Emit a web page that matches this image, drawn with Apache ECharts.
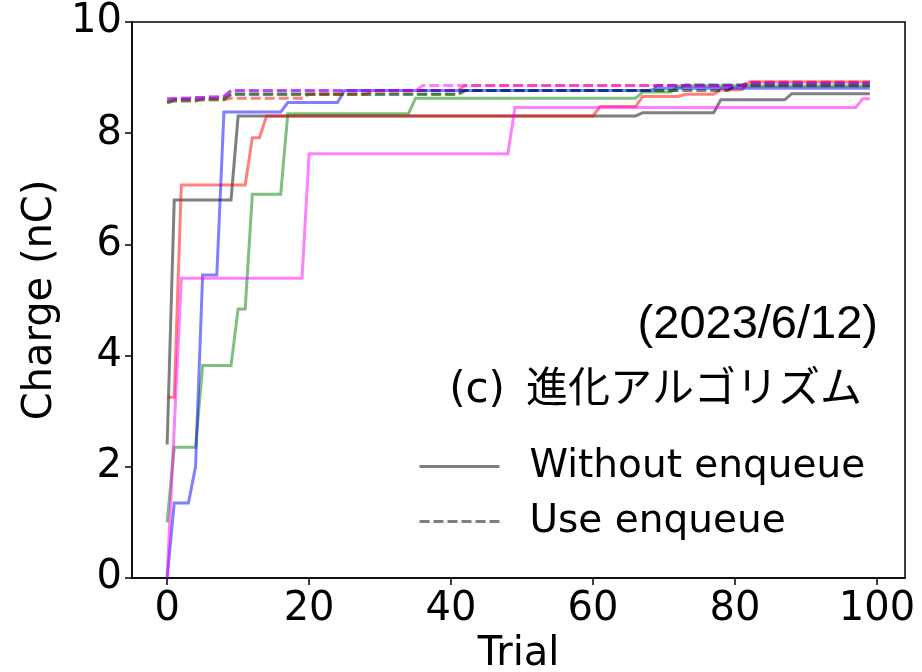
<!DOCTYPE html>
<html>
<head>
<meta charset="utf-8">
<script src="https://cdn.jsdelivr.net/npm/echarts@6/dist/echarts.min.js"></script>
<style>html,body{margin:0;padding:0;background:#fff}#c{width:922px;height:672px}</style>
</head>
<body>
<div id="c"></div>
<script>
// x tick labels and y range
const xTicks = [0, 20, 40, 60, 80, 100];
const legendNames = ['Without enqueue', 'Use enqueue'];

// Solid lines (Without enqueue), one value per trial 0..99
const graySolid = [
  2.4, 6.8, 6.8, 6.8, 6.8, 6.8, 6.8, 6.8, 6.8, 6.8,
  8.31, 8.31, 8.31, 8.31, 8.31, 8.31, 8.31, 8.31, 8.31, 8.31,
  8.31, 8.31, 8.31, 8.31, 8.31, 8.31, 8.31, 8.31, 8.31, 8.31,
  8.31, 8.31, 8.31, 8.31, 8.31, 8.31, 8.31, 8.31, 8.31, 8.31,
  8.31, 8.31, 8.31, 8.31, 8.31, 8.31, 8.31, 8.31, 8.31, 8.31,
  8.31, 8.31, 8.31, 8.31, 8.31, 8.31, 8.31, 8.31, 8.31, 8.31,
  8.31, 8.31, 8.31, 8.31, 8.31, 8.31, 8.31, 8.37, 8.37, 8.37,
  8.37, 8.37, 8.37, 8.37, 8.37, 8.37, 8.37, 8.37, 8.6, 8.6,
  8.6, 8.6, 8.6, 8.6, 8.6, 8.6, 8.6, 8.6, 8.71, 8.71,
  8.71, 8.71, 8.71, 8.71, 8.71, 8.71, 8.71, 8.71, 8.71, 8.71
];
const redSolid = [
  3.25, 3.25, 7.07, 7.07, 7.07, 7.07, 7.07, 7.07, 7.07, 7.07,
  7.07, 7.07, 7.92, 7.92, 8.31, 8.31, 8.31, 8.31, 8.31, 8.31,
  8.31, 8.31, 8.31, 8.31, 8.31, 8.31, 8.31, 8.31, 8.31, 8.31,
  8.31, 8.31, 8.31, 8.31, 8.31, 8.31, 8.31, 8.31, 8.31, 8.31,
  8.31, 8.31, 8.31, 8.31, 8.31, 8.31, 8.31, 8.31, 8.31, 8.31,
  8.31, 8.31, 8.31, 8.31, 8.31, 8.31, 8.31, 8.31, 8.31, 8.31,
  8.31, 8.48, 8.48, 8.48, 8.48, 8.48, 8.48, 8.66, 8.66, 8.66,
  8.66, 8.66, 8.66, 8.70, 8.70, 8.70, 8.70, 8.70, 8.78, 8.78,
  8.78, 8.78, 8.92, 8.92, 8.92, 8.92, 8.92, 8.92, 8.92, 8.92,
  8.92, 8.92, 8.92, 8.92, 8.92, 8.92, 8.92, 8.92, 8.92, 8.92
];
const blueSolid = [
  0, 1.35, 1.35, 1.35, 2.0, 5.45, 5.45, 5.45, 8.38, 8.38,
  8.38, 8.38, 8.38, 8.38, 8.38, 8.38, 8.38, 8.55, 8.55, 8.55,
  8.55, 8.55, 8.55, 8.55, 8.55, 8.77, 8.77, 8.77, 8.77, 8.77,
  8.77, 8.77, 8.77, 8.77, 8.77, 8.77, 8.77, 8.77, 8.77, 8.77,
  8.77, 8.77, 8.77, 8.77, 8.77, 8.77, 8.77, 8.77, 8.77, 8.77,
  8.77, 8.77, 8.77, 8.77, 8.77, 8.77, 8.77, 8.77, 8.77, 8.77,
  8.77, 8.77, 8.77, 8.77, 8.77, 8.77, 8.77, 8.77, 8.77, 8.81,
  8.81, 8.81, 8.81, 8.81, 8.81, 8.81, 8.81, 8.81, 8.81, 8.81,
  8.81, 8.81, 8.81, 8.81, 8.81, 8.81, 8.81, 8.81, 8.81, 8.81,
  8.81, 8.81, 8.81, 8.81, 8.81, 8.81, 8.81, 8.81, 8.81, 8.81
];
const greenSolid = [
  1.0, 2.35, 2.35, 2.35, 2.35, 3.82, 3.82, 3.82, 3.82, 3.82,
  4.84, 4.84, 6.9, 6.9, 6.9, 6.9, 6.9, 8.35, 8.35, 8.35,
  8.35, 8.35, 8.35, 8.35, 8.35, 8.35, 8.35, 8.35, 8.35, 8.35,
  8.35, 8.35, 8.35, 8.35, 8.35, 8.63, 8.63, 8.63, 8.63, 8.63,
  8.63, 8.63, 8.63, 8.63, 8.63, 8.63, 8.63, 8.63, 8.63, 8.63,
  8.63, 8.63, 8.63, 8.63, 8.63, 8.63, 8.63, 8.63, 8.63, 8.63,
  8.63, 8.63, 8.63, 8.63, 8.63, 8.63, 8.63, 8.74, 8.74, 8.74,
  8.74, 8.74, 8.85, 8.85, 8.85, 8.85, 8.85, 8.85, 8.85, 8.85,
  8.85, 8.85, 8.85, 8.85, 8.85, 8.85, 8.85, 8.85, 8.85, 8.85,
  8.85, 8.85, 8.85, 8.85, 8.85, 8.85, 8.85, 8.85, 8.85, 8.85
];
const pinkSolid = [
  0, 2.7, 5.39, 5.39, 5.39, 5.39, 5.39, 5.39, 5.39, 5.39,
  5.39, 5.39, 5.39, 5.39, 5.39, 5.39, 5.39, 5.39, 5.39, 5.39,
  7.63, 7.63, 7.63, 7.63, 7.63, 7.63, 7.63, 7.63, 7.63, 7.63,
  7.63, 7.63, 7.63, 7.63, 7.63, 7.63, 7.63, 7.63, 7.63, 7.63,
  7.63, 7.63, 7.63, 7.63, 7.63, 7.63, 7.63, 7.63, 7.63, 8.46,
  8.46, 8.46, 8.46, 8.46, 8.46, 8.46, 8.46, 8.46, 8.46, 8.46,
  8.46, 8.46, 8.46, 8.46, 8.46, 8.46, 8.46, 8.46, 8.46, 8.46,
  8.46, 8.46, 8.46, 8.46, 8.46, 8.46, 8.46, 8.46, 8.46, 8.46,
  8.46, 8.46, 8.46, 8.46, 8.46, 8.46, 8.46, 8.46, 8.46, 8.46,
  8.46, 8.46, 8.46, 8.46, 8.46, 8.46, 8.46, 8.46, 8.62, 8.62
];

// Dashed lines (Use enqueue)
const grayDashed = [
  8.55, 8.58, 8.58, 8.58, 8.58, 8.62, 8.62, 8.62, 8.62, 8.70,
  8.70, 8.70, 8.70, 8.70, 8.70, 8.70, 8.70, 8.70, 8.70, 8.70,
  8.70, 8.70, 8.70, 8.70, 8.70, 8.70, 8.70, 8.70, 8.70, 8.70,
  8.70, 8.70, 8.70, 8.70, 8.70, 8.70, 8.70, 8.70, 8.70, 8.70,
  8.70, 8.70, 8.77, 8.77, 8.77, 8.77, 8.77, 8.77, 8.77, 8.77,
  8.77, 8.77, 8.77, 8.77, 8.77, 8.77, 8.77, 8.77, 8.77, 8.77,
  8.77, 8.77, 8.77, 8.77, 8.77, 8.77, 8.77, 8.77, 8.77, 8.77,
  8.77, 8.77, 8.77, 8.77, 8.77, 8.77, 8.77, 8.77, 8.77, 8.77,
  8.86, 8.86, 8.86, 8.86, 8.86, 8.86, 8.86, 8.86, 8.86, 8.86,
  8.86, 8.86, 8.86, 8.86, 8.86, 8.86, 8.86, 8.86, 8.86, 8.86
];
const greenDashed = [
  8.55, 8.6, 8.6, 8.6, 8.6, 8.6, 8.6, 8.6, 8.6, 8.70,
  8.70, 8.70, 8.70, 8.70, 8.70, 8.70, 8.70, 8.70, 8.70, 8.70,
  8.70, 8.70, 8.70, 8.70, 8.70, 8.70, 8.70, 8.70, 8.70, 8.70,
  8.70, 8.70, 8.70, 8.70, 8.70, 8.70, 8.70, 8.70, 8.70, 8.70,
  8.70, 8.70, 8.77, 8.77, 8.77, 8.77, 8.77, 8.77, 8.77, 8.77,
  8.77, 8.77, 8.77, 8.77, 8.77, 8.77, 8.77, 8.77, 8.77, 8.77,
  8.77, 8.77, 8.77, 8.77, 8.77, 8.77, 8.77, 8.77, 8.77, 8.77,
  8.77, 8.77, 8.77, 8.87, 8.87, 8.87, 8.87, 8.87, 8.87, 8.87,
  8.87, 8.87, 8.87, 8.87, 8.87, 8.87, 8.87, 8.87, 8.87, 8.87,
  8.87, 8.87, 8.87, 8.87, 8.87, 8.87, 8.87, 8.87, 8.87, 8.87
];
const blueDashed = [
  8.62, 8.62, 8.63, 8.63, 8.64, 8.64, 8.65, 8.65, 8.66, 8.77,
  8.77, 8.77, 8.77, 8.77, 8.77, 8.77, 8.77, 8.77, 8.77, 8.77,
  8.77, 8.77, 8.77, 8.77, 8.77, 8.77, 8.77, 8.77, 8.77, 8.77,
  8.77, 8.77, 8.77, 8.77, 8.77, 8.77, 8.77, 8.77, 8.77, 8.77,
  8.77, 8.77, 8.77, 8.77, 8.77, 8.77, 8.77, 8.77, 8.77, 8.77,
  8.77, 8.77, 8.77, 8.77, 8.77, 8.77, 8.77, 8.77, 8.77, 8.77,
  8.77, 8.77, 8.77, 8.77, 8.77, 8.77, 8.77, 8.77, 8.77, 8.86,
  8.86, 8.86, 8.86, 8.86, 8.86, 8.86, 8.86, 8.86, 8.86, 8.86,
  8.86, 8.86, 8.90, 8.90, 8.90, 8.90, 8.90, 8.90, 8.90, 8.90,
  8.90, 8.90, 8.90, 8.90, 8.90, 8.90, 8.90, 8.90, 8.90, 8.90
];
const pinkDashed = [
  8.62, 8.62, 8.63, 8.63, 8.64, 8.64, 8.65, 8.65, 8.66, 8.76,
  8.76, 8.76, 8.76, 8.76, 8.76, 8.76, 8.76, 8.76, 8.76, 8.76,
  8.76, 8.76, 8.76, 8.76, 8.76, 8.76, 8.76, 8.76, 8.76, 8.76,
  8.76, 8.76, 8.76, 8.76, 8.76, 8.76, 8.86, 8.86, 8.86, 8.86,
  8.86, 8.86, 8.86, 8.86, 8.86, 8.86, 8.86, 8.86, 8.86, 8.86,
  8.86, 8.86, 8.86, 8.86, 8.86, 8.86, 8.86, 8.86, 8.86, 8.86,
  8.86, 8.86, 8.86, 8.86, 8.86, 8.86, 8.86, 8.86, 8.86, 8.86,
  8.86, 8.86, 8.86, 8.86, 8.86, 8.86, 8.86, 8.86, 8.86, 8.86,
  8.86, 8.86, 8.90, 8.90, 8.90, 8.90, 8.90, 8.90, 8.90, 8.90,
  8.90, 8.90, 8.90, 8.90, 8.90, 8.90, 8.90, 8.90, 8.90, 8.90
];
const redDashed = [
  8.57, 8.6, 8.6, 8.6, 8.6, 8.6, 8.6, 8.6, 8.6, 8.63,
  8.63, 8.63, 8.63, 8.63, 8.63, 8.63, 8.63, 8.63, 8.63, 8.63,
  8.70, 8.70, 8.70, 8.70, 8.70, 8.70, 8.70, 8.70, 8.70, 8.77,
  8.77, 8.77, 8.77, 8.77, 8.77, 8.77, 8.77, 8.77, 8.77, 8.77,
  8.77, 8.77, 8.86, 8.86, 8.86, 8.86, 8.86, 8.86, 8.86, 8.86,
  8.86, 8.86, 8.86, 8.86, 8.86, 8.86, 8.86, 8.86, 8.86, 8.86,
  8.86, 8.86, 8.86, 8.86, 8.86, 8.86, 8.86, 8.86, 8.86, 8.86,
  8.86, 8.86, 8.86, 8.86, 8.86, 8.86, 8.86, 8.86, 8.86, 8.86,
  8.86, 8.86, 8.92, 8.92, 8.92, 8.92, 8.92, 8.92, 8.92, 8.92,
  8.92, 8.92, 8.92, 8.92, 8.92, 8.92, 8.92, 8.92, 8.92, 8.92
];

const trials = graySolid.map((_, i) => i);
const pairs = arr => arr.map((v, i) => [trials[i], v]);

const FONT = "'DejaVu Sans', sans-serif";
const FS = 40;
const DASH = [10, 4];

function mk(name, color, arr, dashed) {
  return {
    name: name,
    type: 'line',
    data: pairs(arr),
    symbol: 'none',
    silent: true,
    animation: false,
    lineStyle: { color: color, width: 3, opacity: 0.5, type: dashed ? DASH : 'solid', cap: 'butt', join: 'miter' },
    itemStyle: { color: color, opacity: 0.5 }
  };
}

const chart = echarts.init(document.getElementById('c'), null, { renderer: 'canvas' });
chart.setOption({
  animation: false,
  backgroundColor: '#ffffff',
  grid: { left: 132, right: 17, top: 22, bottom: 94, show: true, borderColor: '#000', borderWidth: 1.5, backgroundColor: 'transparent', containLabel: false, outerBoundsMode: 'none' },
  xAxis: {
    type: 'value', min: -4.95, max: 103.95,
    name: 'Trial', nameLocation: 'middle', nameGap: 57,
    nameTextStyle: { fontFamily: FONT, fontSize: FS, color: '#000' },
    axisLine: { show: true, onZero: false, lineStyle: { color: '#000', width: 1.5 } },
    axisTick: { show: true, inside: false, length: 7, customValues: xTicks, lineStyle: { color: '#000', width: 1.5 } },
    axisLabel: { customValues: xTicks, margin: 12, fontFamily: FONT, fontSize: FS, color: '#000' },
    splitLine: { show: false }
  },
  yAxis: {
    type: 'value', min: 0, max: 10, interval: 2,
    name: 'Charge (nC)', nameLocation: 'middle', nameGap: 58, nameRotate: 90,
    nameTextStyle: { fontFamily: FONT, fontSize: FS, color: '#000' },
    axisLine: { show: true, onZero: false, lineStyle: { color: '#000', width: 1.5 } },
    axisTick: { show: true, inside: false, length: 7, lineStyle: { color: '#000', width: 1.5 } },
    axisLabel: { margin: 10, fontFamily: FONT, fontSize: FS, color: '#000' },
    splitLine: { show: false }
  },
  legend: {
    data: legendNames,
    orient: 'vertical',
    left: 418, top: 447, padding: 0,
    itemWidth: 80, itemHeight: 6, itemGap: 16,
    itemStyle: { opacity: 0 },
    lineStyle: { width: 3 },
    textStyle: { fontFamily: FONT, fontSize: 39, color: '#000', padding: [0, 0, 0, 25] },
    selectedMode: false
  },
  graphic: [
    { type: 'text', right: 44, top: 302, style: { text: '(2023/6/12)', font: "47px 'Liberation Sans', Arial, sans-serif", fill: '#000' } },
    { type: 'text', right: 60, top: 370, style: { text: '(c)\u2002進化アルゴリズム', font: "42px 'DejaVu Sans', 'Noto Sans CJK JP', sans-serif", fill: '#000' } }
  ],
  series: [
    mk('Without enqueue', '#000000', graySolid, false),
    mk('red solid', '#ff0000', redSolid, false),
    mk('green solid', '#008000', greenSolid, false),
    mk('blue solid', '#0000ff', blueSolid, false),
    mk('magenta solid', '#ff00ff', pinkSolid, false),
    mk('Use enqueue', '#000000', grayDashed, true),
    mk('red dashed', '#ff0000', redDashed, true),
    mk('green dashed', '#008000', greenDashed, true),
    mk('blue dashed', '#0000ff', blueDashed, true),
    mk('magenta dashed', '#ff00ff', pinkDashed, true)
  ]
});
</script>
</body>
</html>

Stated exercise:
Copy nothing but the lines from the top of the material through the line holding "const legendNames = ['Without", exactly as written; omit pictures.

Solution to this exercise:
Emit a web page that matches this image, drawn with Apache ECharts.
<!DOCTYPE html>
<html>
<head>
<meta charset="utf-8">
<script src="https://cdn.jsdelivr.net/npm/echarts@6/dist/echarts.min.js"></script>
<style>html,body{margin:0;padding:0;background:#fff}#c{width:922px;height:672px}</style>
</head>
<body>
<div id="c"></div>
<script>
// x tick labels and y range
const xTicks = [0, 20, 40, 60, 80, 100];
const legendNames = ['Without enqueue', 'Use enqueue'];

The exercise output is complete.